The issue here is that if you had French text with an apostrophe, such as "d'un", it would split it into "d'" and "un", but if "d'" were re-tokenized it would come out as "d". Stripping apostrophes makes the process more idempotent. Former-commit-id: 5a1fc00aaa
2024-12-23 09:21:37 +00:00 · 2015-08-25 12:41:48 -04:00 · 2015-08-25 12:41:48 -04:00 · b22a4b0f02
commit b22a4b0f02
parent 0b282c5055
3 changed files with 7 additions and 2 deletions
--- a/wordfreq/tokens.py
+++ b/wordfreq/tokens.py
@ -49,7 +49,7 @@ def simple_tokenize(text):
    relatively untokenized.
    """
    text = unicodedata.normalize('NFC', text)
-    return [token.casefold() for token in TOKEN_RE.findall(text)]
+    return [token.strip("'").casefold() for token in TOKEN_RE.findall(text)]
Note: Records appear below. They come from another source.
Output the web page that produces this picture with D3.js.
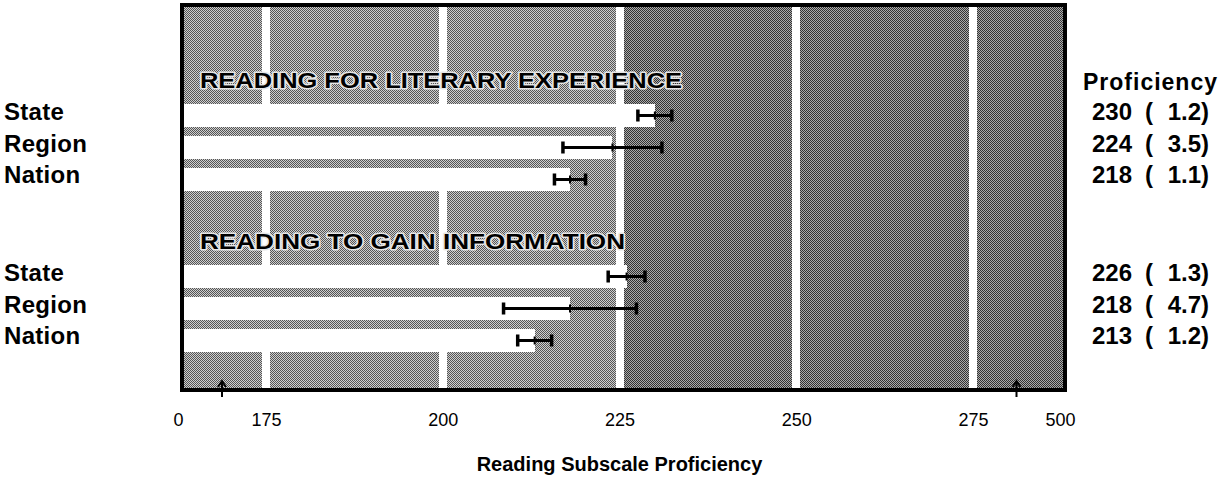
<!DOCTYPE html>
<html>
<head>
<meta charset="utf-8">
<script src="https://cdn.jsdelivr.net/npm/d3@7"></script>
<style>
  html, body { margin: 0; padding: 0; background: #fff; }
  svg { display: block; font-family: "Liberation Sans", Arial, sans-serif; }
</style>
</head>
<body>
<svg id="chart" width="1226" height="478"></svg>
<script>
// ---- data ----
const sectionTitles = ["READING FOR LITERARY EXPERIENCE", "READING TO GAIN INFORMATION"];
const groups = ["State", "Region", "Nation"];
const literaryValues = [230, 224, 218];
const literarySE = [1.2, 3.5, 1.1];
const gainValues = [226, 218, 213];
const gainSE = [1.3, 4.7, 1.2];
const tickValues = [0, 175, 200, 225, 250, 275, 500];
const gridValues = [175, 200, 225, 250, 275];
const headerLabel = "Proficiency";
const axisTitle = "Reading Subscale Proficiency";

const sections = [
  { title: sectionTitles[0], values: literaryValues, se: literarySE },
  { title: sectionTitles[1], values: gainValues, se: gainSE }
];

// ---- layout ----
const svg = d3.select("#chart");
const frame = { left: 182, top: 5, right: 1065, bottom: 390 };
const sectionTops = [104, 265];
const sectionHeight = 87;

// broken (piecewise linear) scale
const x = d3.scaleLinear()
  .domain([0, 175, 275, 500])
  .range([178, 266, 973, 1060]);

const defs = svg.append("defs");
function dither(id, bg, fg) {
  const p = defs.append("pattern").attr("id", id)
    .attr("patternUnits", "userSpaceOnUse").attr("width", 2).attr("height", 2);
  p.append("rect").attr("width", 2).attr("height", 2).attr("fill", bg);
  p.append("rect").attr("x", 0).attr("y", 0).attr("width", 1).attr("height", 1).attr("fill", fg);
  p.append("rect").attr("x", 1).attr("y", 1).attr("width", 1).attr("height", 1).attr("fill", fg);
}
dither("patLight", "#cfcfcf", "#555555");
dither("patDark", "#ababab", "#333333");

defs.append("clipPath").attr("id", "plotClip")
  .append("rect")
  .attr("x", frame.left).attr("y", frame.top)
  .attr("width", frame.right - frame.left).attr("height", frame.bottom - frame.top);

const plot = svg.append("g").attr("clip-path", "url(#plotClip)")
  .attr("shape-rendering", "crispEdges");

// background regions
plot.append("rect")
  .attr("x", frame.left).attr("y", frame.top)
  .attr("width", x(225) - frame.left).attr("height", frame.bottom - frame.top)
  .attr("fill", "url(#patLight)");
plot.append("rect")
  .attr("x", x(225)).attr("y", frame.top)
  .attr("width", frame.right - x(225)).attr("height", frame.bottom - frame.top)
  .attr("fill", "url(#patDark)");

// white gridlines
plot.selectAll("rect.grid").data(gridValues).join("rect")
  .attr("class", "grid")
  .attr("x", d => x(d) - 4).attr("width", 8)
  .attr("y", frame.top).attr("height", frame.bottom - frame.top)
  .attr("fill", "#fff");

sections.forEach((sec, si) => {
  const y = d3.scaleBand().domain(groups)
    .range([sectionTops[si], sectionTops[si] + sectionHeight])
    .paddingInner(0.28);

  // band behind the bars
  plot.append("rect")
    .attr("x", frame.left).attr("y", sectionTops[si])
    .attr("width", x(225) - 4 - frame.left).attr("height", sectionHeight)
    .attr("fill", "url(#patLight)");

  const rows = groups.map((g, i) => ({ g, v: sec.values[i], se: sec.se[i] }));

  plot.selectAll(null).data(rows).join("rect")
    .attr("x", x(0)).attr("y", d => y(d.g))
    .attr("width", d => x(d.v) - x(0)).attr("height", y.bandwidth())
    .attr("fill", "#fff");

  const eb = svg.append("g").attr("stroke", "#000");
  rows.forEach(d => {
    const cy = y(d.g) + y.bandwidth() / 2;
    const lo = x(d.v - 2 * d.se), hi = x(d.v + 2 * d.se);
    eb.append("line").attr("x1", lo).attr("x2", hi).attr("y1", cy).attr("y2", cy)
      .attr("stroke-width", 3);
    [lo, hi].forEach(px => eb.append("line")
      .attr("x1", px).attr("x2", px).attr("y1", cy - 6).attr("y2", cy + 6)
      .attr("stroke-width", 3.5));
    eb.append("line").attr("x1", x(d.v)).attr("x2", x(d.v))
      .attr("y1", cy - 4).attr("y2", cy + 4).attr("stroke-width", 2);
  });

  // section heading
  svg.append("text")
    .attr("x", 200).attr("y", sectionTops[si] - 16)
    .attr("font-size", 22).attr("font-weight", "bold")
    .attr("textLength", si === 0 ? 482 : 425).attr("lengthAdjust", "spacingAndGlyphs")
    .attr("fill", "#000").attr("stroke", "#e6e6e6").attr("stroke-width", 3)
    .attr("paint-order", "stroke").attr("stroke-linejoin", "round")
    .text(sec.title);

  // left labels
  svg.selectAll(null).data(rows).join("text")
    .attr("x", 4).attr("y", d => y(d.g) + y.bandwidth() / 2 + 4)
    .attr("font-size", 24).attr("font-weight", "bold").attr("letter-spacing", 0.3)
    .text(d => d.g);

  // right value labels
  const rt = svg.selectAll(null).data(rows).join("text")
    .attr("y", d => y(d.g) + y.bandwidth() / 2 + 4)
    .attr("font-size", 24).attr("font-weight", "bold");
  rt.append("tspan").attr("x", 1092).text(d => d.v);
  rt.append("tspan").attr("x", 1145).text("(");
  rt.append("tspan").attr("x", 1209).attr("text-anchor", "end").text(d => d.se.toFixed(1) + ")");
});

// frame
svg.append("rect")
  .attr("x", frame.left).attr("y", frame.top)
  .attr("width", frame.right - frame.left).attr("height", frame.bottom - frame.top)
  .attr("fill", "none").attr("stroke", "#000").attr("stroke-width", 4);

// axis break marks
[(x(0) + x(175)) / 2 + 0, (x(275) + x(500)) / 2].forEach(bx => {
  svg.append("path")
    .attr("d", `M${bx - 4},${frame.bottom - 3} L${bx},${frame.bottom - 9} L${bx + 4},${frame.bottom - 3} M${bx},${frame.bottom - 9} L${bx},${frame.bottom + 7}`)
    .attr("fill", "none").attr("stroke", "#000").attr("stroke-width", 2);
});

// axis tick labels
const axis = d3.axisBottom(x).tickValues(tickValues).tickSize(0).tickPadding(0)
  .tickFormat(d3.format("d"));
const ax = svg.append("g").attr("transform", "translate(0,412)").call(axis);
ax.select(".domain").remove();
ax.selectAll("text").attr("font-size", 18).attr("fill", "#000")
  .attr("font-family", "Liberation Sans, Arial, sans-serif").attr("dy", "0.75em");

// header & axis title
svg.append("text").attr("x", 1083).attr("y", 90)
  .attr("font-size", 23).attr("font-weight", "bold").attr("letter-spacing", 1)
  .text(headerLabel);
svg.append("text").attr("x", x(225)).attr("y", 471).attr("text-anchor", "middle")
  .attr("font-size", 20).attr("font-weight", "bold")
  .text(axisTitle);
</script>
</body>
</html>
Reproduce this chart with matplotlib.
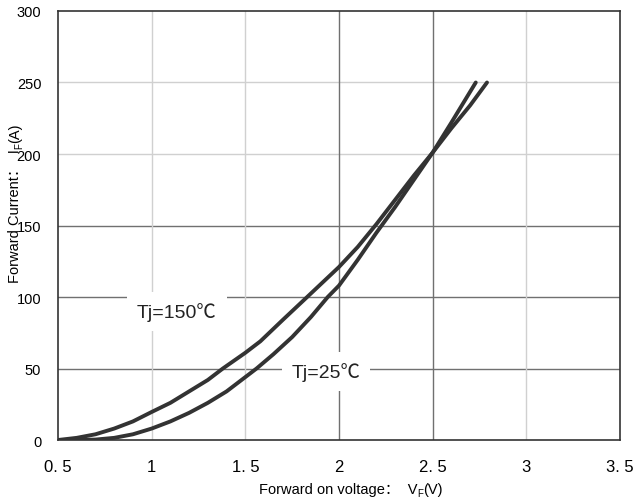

 def remove_arabic_marks(text):
--- a/wordfreq_builder/tests/test_tokenizer.py
+++ b/wordfreq_builder/tests/test_tokenizer.py
@ -6,7 +6,7 @@ def test_tokenizer_1():
    text = '"This is a test," she said, "and I\'ll bet y\'all $3.50 that it won\'t fail."'
    tokens = [
        'this', 'is', 'a', 'test', 'she', 'said',
-        'and', "i'll", 'bet', "y'all", '3', '50', 'that',
+        'and', "i'll", 'bet', "y", "all", '3.50', 'that',
        'it', "won't", 'fail',
    ]
    result = cld2_surface_tokenizer(text)
--- a/wordfreq_builder/wordfreq_builder/word_counts.py
+++ b/wordfreq_builder/wordfreq_builder/word_counts.py
@ -6,6 +6,10 @@ import math
 import csv
 import msgpack
 import gzip
+import regex
+
+
+URL_RE = regex.compile(r'https?://(?:\B\S)+')


 def count_tokens(filename):
@ -18,6 +22,7 @@ def count_tokens(filename):
    counts = defaultdict(int)
    with open(filename, encoding='utf-8', errors='replace') as infile:
        for line in infile:
+            line = URL_RE.sub('', line.strip())
            for token in simple_tokenize(line):
                counts[token] += 1